Overuse of the forearm flexors is a primary cause of medial epicondylitis, commonly called golfer’s elbow. These muscles dynamically stabilize the elbow and counteract the forces that stress the inner elbow during impact. Grip modifications and forearm strengthening can reduce the strain on these tendons, especially for players who practice four or more times per week, which research identifies as a risk factor for injury.

Legs: The Quiet Contributors

Your quadriceps, hamstrings, and calves provide the stable base that everything else builds on. During the backswing, your trail leg loads with weight as it resists lateral sway. During the downswing, your lead leg plants and extends, creating a firm post for your hips to rotate around. Without strong legs, you lose ground contact and the ability to generate the ground reaction forces that start the kinetic chain.

The adductors (inner thigh muscles) also play a role in maintaining stability during weight transfer. Golfers who sway laterally instead of rotating often have weak adductors that can’t hold the lower body in place. Squats, lunges, and single-leg deadlifts build the leg strength and balance that support a powerful, repeatable swing.

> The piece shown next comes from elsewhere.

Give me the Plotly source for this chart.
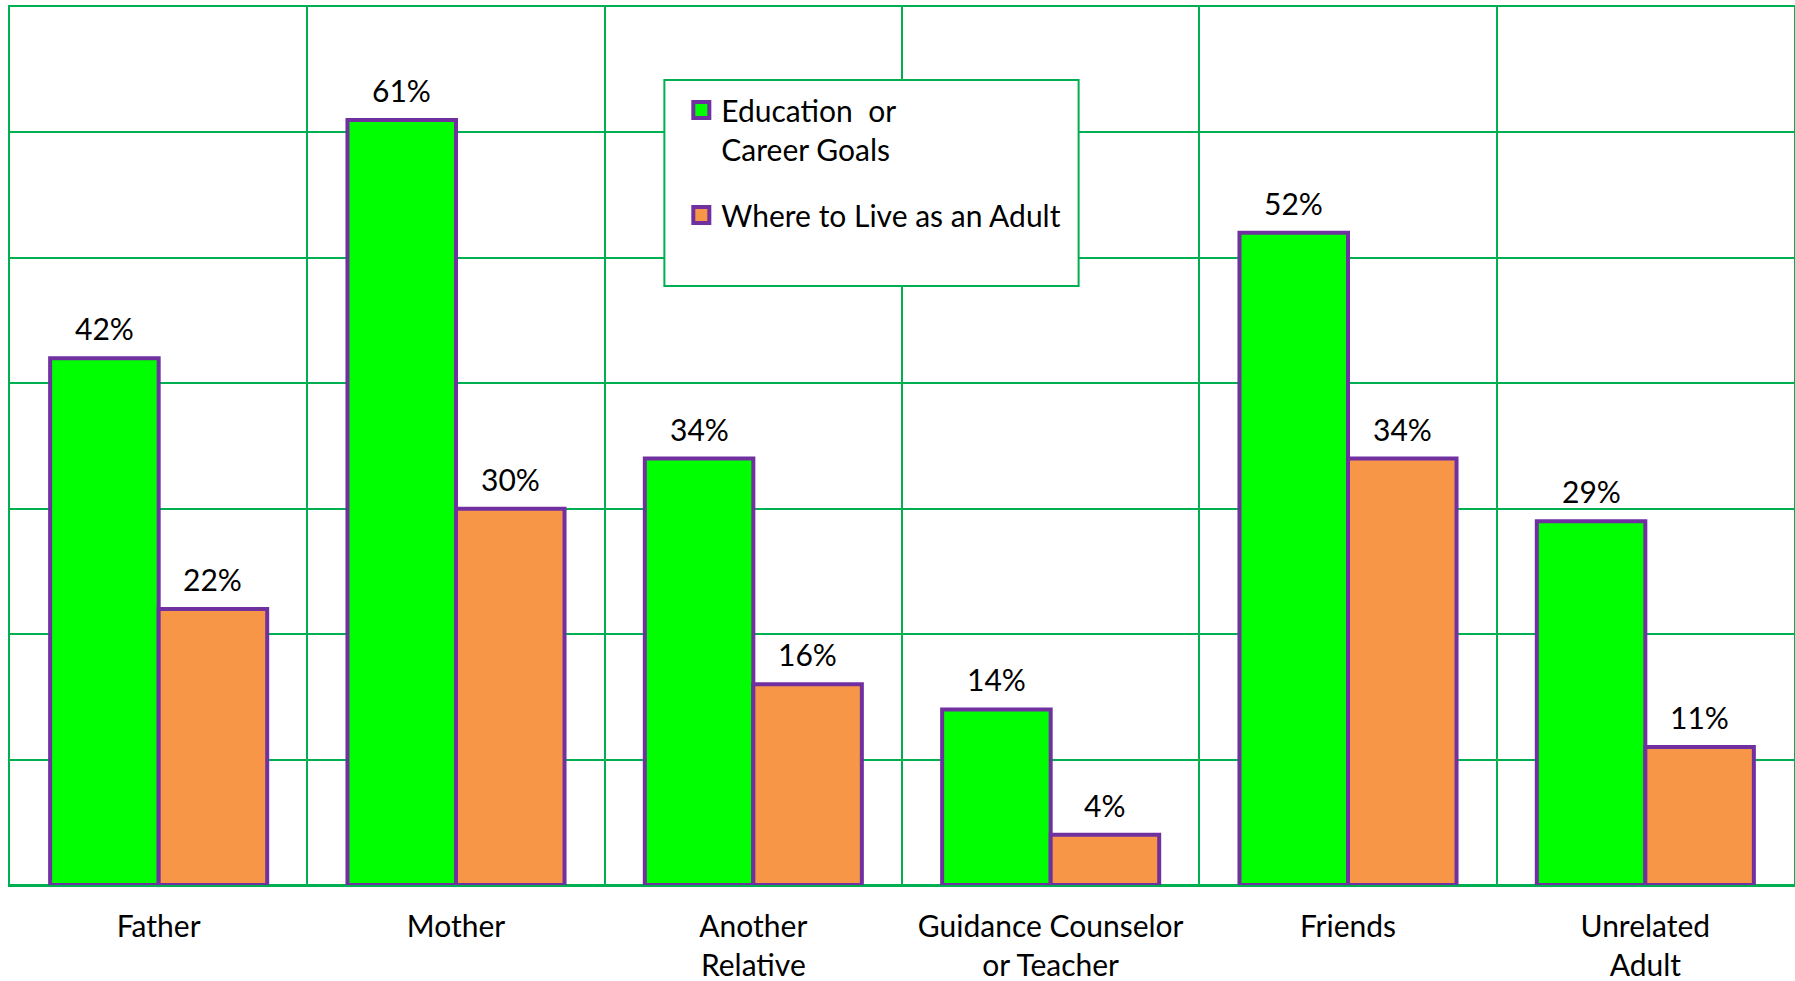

Why Muscle Balance Matters More Than Raw Strength

Golf is asymmetrical. You swing in one direction, thousands of times per year, loading one side of your body more than the other. This creates imbalances that increase injury risk over time. The most common injury mechanisms in golfers are repetitive movements (responsible for about 67% of injuries) and single rotational movements. The most frequent injury types are muscle sprains, ruptures, and low back pain.

Training both sides of your body equally, especially your obliques, glutes, and rotator cuff muscles, helps counteract the one-sided demands of the swing. Exercises that mirror the golf swing in the opposite direction, along with balanced pulling and pushing movements, keep your body resilient enough to handle the forces that a powerful swing produces.